__Directions for this task__: Repeat every line of the data exactly, but not the pictures.

__Dataset excerpt__:
——————————

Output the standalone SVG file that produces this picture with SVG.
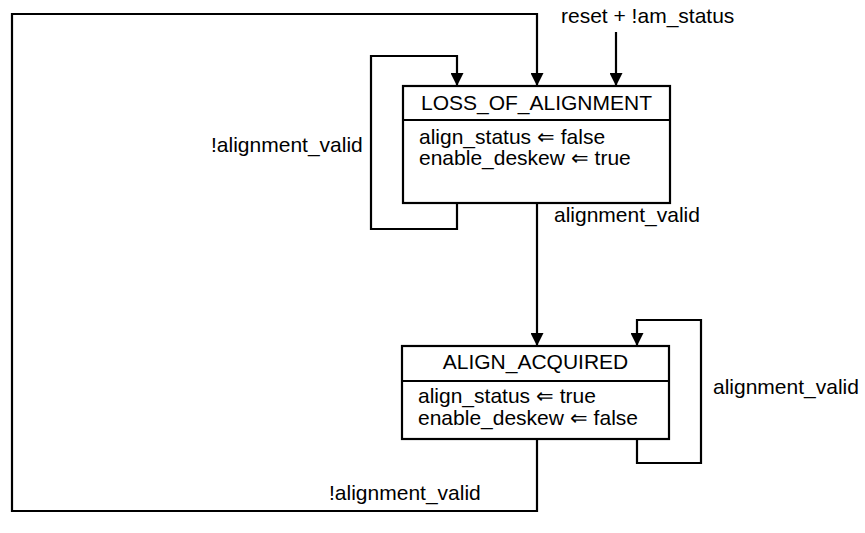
<svg xmlns="http://www.w3.org/2000/svg" width="865" height="533" viewBox="0 0 865 533">
<style>
text{font-family:"Liberation Sans",Arial,sans-serif;font-size:21px;fill:#000}
.box{fill:#fff;stroke:#000;stroke-width:2.2}
.ln{fill:none;stroke:#000;stroke-width:2.2}
.c{text-anchor:middle}
</style>
<defs>
<marker id="ah" markerWidth="14" markerHeight="13" refX="14" refY="7" orient="auto" markerUnits="userSpaceOnUse" viewBox="0 0 14 14">
<path d="M0,0 L14,7 L0,14 Z" fill="#000"/>
</marker>
</defs>
<rect width="865" height="533" fill="#fff"/>
<g id="connectors">
<path class="ln" d="M616,32 V86" marker-end="url(#ah)"/>
<path class="ln" d="M457,203 V229 H371 V56 H457 V86" marker-end="url(#ah)"/>
<path class="ln" d="M537,203 V346" marker-end="url(#ah)"/>
<path class="ln" d="M637,439 V463 H701 V320 H637 V346" marker-end="url(#ah)"/>
<path class="ln" d="M537,439 V511 H12 V14 H537 V86" marker-end="url(#ah)"/>
<text x="561" y="23">reset + !am_status</text>
<text x="211" y="152">!alignment_valid</text>
<text x="554" y="222">alignment_valid</text>
<text x="713" y="394">alignment_valid</text>
<text x="329" y="500">!alignment_valid</text>
</g>
<g id="loss_of_alignment">
<rect class="box" x="403" y="86" width="267" height="117"/>
<line class="ln" x1="403" y1="120" x2="670" y2="120"/>
<text class="c" x="536.5" y="110">LOSS_OF_ALIGNMENT</text>
<text x="419" y="144">align_status ⇐ false</text>
<text x="419" y="165">enable_deskew ⇐ true</text>
</g>
<g id="align_acquired">
<rect class="box" x="402" y="346" width="267" height="93"/>
<line class="ln" x1="402" y1="381" x2="669" y2="381"/>
<text class="c" x="535.5" y="369">ALIGN_ACQUIRED</text>
<text x="418" y="403">align_status ⇐ true</text>
<text x="418" y="425">enable_deskew ⇐ false</text>
</g>
</svg>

——————————

__Result__:
Output the standalone SVG file that produces this picture with SVG.
<svg xmlns="http://www.w3.org/2000/svg" width="865" height="533" viewBox="0 0 865 533">
<style>
text{font-family:"Liberation Sans",Arial,sans-serif;font-size:21px;fill:#000}
.box{fill:#fff;stroke:#000;stroke-width:2.2}
.ln{fill:none;stroke:#000;stroke-width:2.2}
.c{text-anchor:middle}
</style>
<defs>
<marker id="ah" markerWidth="14" markerHeight="13" refX="14" refY="7" orient="auto" markerUnits="userSpaceOnUse" viewBox="0 0 14 14">
<path d="M0,0 L14,7 L0,14 Z" fill="#000"/>
</marker>
</defs>
<rect width="865" height="533" fill="#fff"/>
<g id="connectors">
<path class="ln" d="M616,32 V86" marker-end="url(#ah)"/>
<path class="ln" d="M457,203 V229 H371 V56 H457 V86" marker-end="url(#ah)"/>
<path class="ln" d="M537,203 V346" marker-end="url(#ah)"/>
<path class="ln" d="M637,439 V463 H701 V320 H637 V346" marker-end="url(#ah)"/>
<path class="ln" d="M537,439 V511 H12 V14 H537 V86" marker-end="url(#ah)"/>
<text x="561" y="23">reset + !am_status</text>
<text x="211" y="152">!alignment_valid</text>
<text x="554" y="222">alignment_valid</text>
<text x="713" y="394">alignment_valid</text>
<text x="329" y="500">!alignment_valid</text>
</g>
<g id="loss_of_alignment">
<rect class="box" x="403" y="86" width="267" height="117"/>
<line class="ln" x1="403" y1="120" x2="670" y2="120"/>
<text class="c" x="536.5" y="110">LOSS_OF_ALIGNMENT</text>
<text x="419" y="144">align_status ⇐ false</text>
<text x="419" y="165">enable_deskew ⇐ true</text>
</g>
<g id="align_acquired">
<rect class="box" x="402" y="346" width="267" height="93"/>
<line class="ln" x1="402" y1="381" x2="669" y2="381"/>
<text class="c" x="535.5" y="369">ALIGN_ACQUIRED</text>
<text x="418" y="403">align_status ⇐ true</text>
<text x="418" y="425">enable_deskew ⇐ false</text>
</g>
</svg>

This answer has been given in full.